Tego tekstu uczą chyba mężczyzn w jakichś tajnych, męskich klubach. Tekst – wytrych. Pasuje do bardzo wielu sytuacji, w których przyznanie się do czegoś jest kłopotliwe, ale autor nie umie kłamać. Usłyszałam to od dwóch kumpli.
Po raz pierwszy od mojego exa, którego spytałam, czy spał z moją koleżanką (ubiegam od razu podejrzenia – nie, nie byliśmy wtedy razem). „Mogło się tak wydarzyć” powiedział.
Drugi raz od żonatego kumpla, którego spytałam, czy zdradził kiedyś żonę. „Mogło się tak wydarzyć”.

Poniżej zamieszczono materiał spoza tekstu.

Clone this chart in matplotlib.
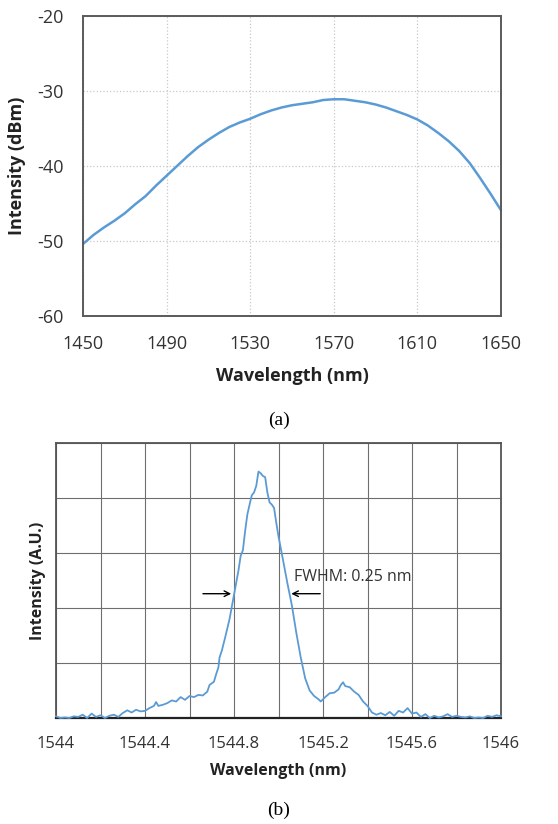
import numpy as np
import matplotlib.pyplot as plt

# (a) broadband source spectrum
wl_a = [1450, 1455, 1460, 1465, 1470, 1475, 1480, 1485, 1490, 1495,
        1500, 1505, 1510, 1515, 1520, 1525, 1530, 1535, 1540, 1545,
        1550, 1555, 1560, 1565, 1570, 1575, 1580, 1585, 1590, 1595,
        1600, 1605, 1610, 1615, 1620, 1625, 1630, 1635, 1640, 1645, 1650]
dbm_a = [-50.4, -49.2, -48.2, -47.3, -46.3, -45.1, -44.0, -42.6, -41.3, -40.0,
         -38.7, -37.5, -36.5, -35.6, -34.8, -34.2, -33.7, -33.1, -32.6, -32.2,
         -31.9, -31.7, -31.5, -31.2, -31.1, -31.1, -31.3, -31.5, -31.8, -32.2,
         -32.7, -33.2, -33.8, -34.6, -35.6, -36.7, -38.0, -39.6, -41.6, -43.7, -45.9]
xticks_a = [1450, 1490, 1530, 1570, 1610, 1650]
yticks_a = [-60, -50, -40, -30, -20]

# (b) narrow laser line (arbitrary units, grid units 0..5)
wl_b = [1544.00, 1544.02, 1544.04, 1544.06, 1544.08, 1544.10, 1544.12, 1544.14, 1544.16, 1544.18,
        1544.20, 1544.22, 1544.24, 1544.26, 1544.28, 1544.30, 1544.32, 1544.34, 1544.36, 1544.38,
        1544.40, 1544.42, 1544.44, 1544.45, 1544.46, 1544.48, 1544.50, 1544.52, 1544.54, 1544.56,
        1544.58, 1544.60, 1544.62, 1544.64, 1544.66, 1544.68, 1544.69, 1544.71, 1544.72, 1544.73,
        1544.735, 1544.745, 1544.76, 1544.78, 1544.80, 1544.82, 1544.83, 1544.84, 1544.85, 1544.86,
        1544.87, 1544.88, 1544.89, 1544.90, 1544.91, 1544.92, 1544.93, 1544.94, 1544.95, 1544.96,
        1544.97, 1544.98, 1544.99, 1545.00, 1545.02, 1545.04, 1545.06, 1545.08, 1545.10, 1545.12,
        1545.14, 1545.16, 1545.18, 1545.19, 1545.21, 1545.23, 1545.25, 1545.27, 1545.28, 1545.29,
        1545.30, 1545.32, 1545.34, 1545.36, 1545.38, 1545.40, 1545.42, 1545.44, 1545.46, 1545.48,
        1545.50, 1545.52, 1545.54, 1545.56, 1545.58, 1545.60, 1545.62, 1545.64, 1545.66, 1545.68,
        1545.70, 1545.72, 1545.74, 1545.76, 1545.78, 1545.80, 1545.82, 1545.84, 1545.86, 1545.88,
        1545.90, 1545.92, 1545.94, 1545.96, 1545.98, 1546.00]
int_b = [0.03, 0.0, 0.01, 0.0, 0.03, 0.02, 0.06, 0.0, 0.08, 0.02,
         0.05, 0.0, 0.04, 0.06, 0.02, 0.09, 0.14, 0.10, 0.15, 0.12,
         0.13, 0.18, 0.22, 0.29, 0.22, 0.24, 0.27, 0.32, 0.30, 0.38,
         0.33, 0.40, 0.38, 0.42, 0.41, 0.48, 0.60, 0.66, 0.80, 0.92,
         1.10, 1.22, 1.46, 1.80, 2.24, 2.68, 2.95, 3.05, 3.40, 3.70,
         3.88, 4.05, 4.10, 4.22, 4.48, 4.45, 4.40, 4.38, 4.10, 3.92,
         3.88, 3.82, 3.55, 3.30, 2.88, 2.45, 2.05, 1.55, 1.10, 0.72,
         0.50, 0.40, 0.34, 0.30, 0.38, 0.45, 0.46, 0.52, 0.60, 0.65,
         0.58, 0.56, 0.48, 0.42, 0.30, 0.22, 0.10, 0.06, 0.09, 0.05,
         0.11, 0.04, 0.13, 0.10, 0.18, 0.08, 0.10, 0.02, 0.07, 0.00,
         0.04, 0.01, 0.03, 0.07, 0.02, 0.04, 0.02, 0.01, 0.03, 0.0,
         0.01, 0.0, 0.04, 0.02, 0.05, 0.03]
xticks_b = [1544, 1544.4, 1544.8, 1545.2, 1545.6, 1546]
xtick_labels_b = ["1544", "1544.4", "1544.8", "1545.2", "1545.6", "1546"]
fwhm_left = 1544.80
fwhm_right = 1545.045
fwhm_level = 2.26

plt.rcParams['font.family'] = ['Open Sans', 'DejaVu Sans']
plt.rcParams['axes.unicode_minus'] = False
line_color = '#5B9BD5'
W, H = 558, 824

fig = plt.figure(figsize=(W / 100, H / 100), dpi=100)

# ---- panel (a)
ax1 = fig.add_axes([83 / W, 1 - 316 / H, 418 / W, 300 / H])
ax1.plot(wl_a, dbm_a, color=line_color, lw=1.8)
ax1.set_xlim(1450, 1650)
ax1.set_ylim(-60, -20)
ax1.set_xticks(xticks_a)
ax1.set_yticks(yticks_a)
ax1.grid(True, color='#c8c8c8', ls=':', lw=0.9)
ax1.tick_params(length=0, pad=14, labelsize=13, colors='#333333')
for s in ax1.spines.values():
    s.set_color('#5a5a5a')
    s.set_linewidth(1.4)
ax1.set_xlabel('Wavelength (nm)', fontsize=13, fontweight='bold', color='#222222', labelpad=10)
ax1.set_ylabel('Intensity (dBm)', fontsize=13, fontweight='bold', color='#222222', labelpad=8)
fig.text(0.5, 1 - 420 / H, '(a)', ha='center', va='center', fontsize=14,
         family=['Liberation Serif', 'DejaVu Serif'])

# ---- panel (b)
ax2 = fig.add_axes([56 / W, 1 - 718 / H, 445 / W, 275 / H])
ax2.plot(wl_b, int_b, color=line_color, lw=1.3, clip_on=False, zorder=3)
ax2.set_xlim(1544, 1546)
ax2.set_ylim(0, 5)
ax2.set_xticks(np.arange(1544, 1546.01, 0.2), minor=True)
ax2.set_xticks(xticks_b)
ax2.set_xticklabels(xtick_labels_b)
ax2.set_yticks(range(6))
ax2.set_yticklabels([])
ax2.grid(True, which='both', color='#6e6e6e', ls='-', lw=0.8)
ax2.tick_params(which='both', length=0)
ax2.tick_params(axis='x', pad=13, labelsize=12, colors='#333333')
for s in ax2.spines.values():
    s.set_color('#555555')
    s.set_linewidth(1.3)
ax2.spines['bottom'].set_color('#222222')
ax2.spines['bottom'].set_linewidth(1.6)
ax2.set_xlabel('Wavelength (nm)', fontsize=11.5, fontweight='bold', color='#222222', labelpad=8)
ax2.set_ylabel('Intensity (A.U.)', fontsize=11.5, fontweight='bold', color='#222222', labelpad=4)

ax2.annotate('', xy=(fwhm_left, fwhm_level), xytext=(1544.648, fwhm_level),
             arrowprops=dict(arrowstyle='->', color='black', lw=1.0))
ax2.annotate('', xy=(fwhm_right, fwhm_level), xytext=(1545.2, fwhm_level),
             arrowprops=dict(arrowstyle='->', color='black', lw=1.0))
ax2.text(1545.07, 2.56, 'FWHM: 0.25 nm', fontsize=11.5, color='#333333', va='center', ha='left')

fig.text(0.5, 1 - 810 / H, '(b)', ha='center', va='center', fontsize=14,
         family=['Liberation Serif', 'DejaVu Serif'])

fig.savefig('out.png', dpi=100)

A wczoraj poznałam odpowiednik tego wyrażenia. Siedzimy z kumpelami w kuchni, wpada mój przyjaciel. Planujemy grać w planszówki.
– Wziąłem piżamę.
– Będziesz nocować? – pytam.
– Nie.
– To po co wziąłeś piżamę?
– Bo będę faktury wypisywał. No i w fotelu będę siedział. Niewygodnie tak w dżinsach.
– …a więc wziąłeś piżamę. I potem się przebierzesz w dżinsy, tak?
– No tak, bo muszę w nich jutro do pracy pójść.
– Czyli jednak będziesz nocował?
– No nie no tak no.
No nie no tak no. :)
Nie mógł powiedzieć wprost?:)
Znam jeszcze dwa wyrażenia wytrychy: jedno stosują wkurwieni klienci-„Już tu nie pracujesz!”, a drugie wkurwione kontrahentki, kiedy widzą, że nie dam się na nic naciągnąć:” A od was się wszyscy wypisują!”.:)
Naprawdę są jeszcze faceci śpiący w piżamach?
Egzakli. Prawdziwi trumaderfakerzy na noc stają się drechami. Każdy to wie.
O O O właśnie!
My przez dziesięć lat mieszkaliśmy w bloku, gdzie było bardzo ciepło i mój małżon nigdy nie używał piżam, mówił, że nie lubi i nie było takiej potrzeby. Od kilku miesięcy mieszkamy w domu i oczywistym jest, że temperatura w nocy 19 stopni to standard.
Ja koszulki na ramiączkach zamieniłam na flanelową piżamkę, ale małżon jest twardy. Uparł się i nie chce kupić sobie piżamy. Śpi pod dwiema kołdrami.
Czy mężczyzna w piżamie to jakaś ujma? Bo nie kumam :/
Pidźama to podstawa – plus szlafrok a la Hugh Hefner i szlafmyca;)
Hugh nie nosi pospolitego szlafroka. On nosi bonżurkę!
czy to nie proste i oczywiste? kilka krótkich słów i wszystko jasne
Piżama jest fajna bo w podbramkowych sytuacjach można ją bardzo szybko ściągnąć. Przetestowane :)
„Mogło się tak wydarzyć”, cholera sam z pewnością klkadziesiąt razy użyłem i pewnie nie ja jeden. Nigdy w jednoznacznej sytuacji… może to z jakiegoś filmu, ale świadomie niczego konkretnego nie kojarzę
Oglądałaś Fajtklab?
No to nie wyobrażaj sobie nawet, że ktoś coś o powie o tym tajnym klubie.
Ups…
gdzie ci mezczyzni
prawdziwi tacy
Och Seg niewiele jest osób takich jak Ty, które mówią wprost o swoich zamiarach. Kumpel wolał zagaić tą piżamką i próbował wyczuć czy może u Ciebie spać, ale Seg nie byłaby sobą gdyby go wprost nie zapytała i chłopak się speszył i całkowicie zaplatał w zeznaniach. Cała ona!
Oj glupiutka Seg… jak zabral pizame to co sie glupio pytasz czy nocuje ? :)
– Piżama czy Pidżama?
…
– Durszlak czy Druszlak?
– Szlauf czy Szlauch?
i jeszcze jeden-mój ulubiony:
– Na Pole czy Na Dwór?
Druszlak? – pierwsze słyszę, to brzmi jak koRdła.
A na pole to chyba jak ktoś na wsi mieszka, bo skąd w mieście wziąć pole? ;)
A u mnie w domu mówiło się właśnie druszlak.
Sweter czy swetr?
pizama, durszlak i szlauf :) a i na pole i na dwor ;)
szlauch!
Przyjaciel kobiety, który w dodatku śpi w pidżamie. Pewnie jakiś pedał :)
Poznałaś i trzecie: „są takie szanse”.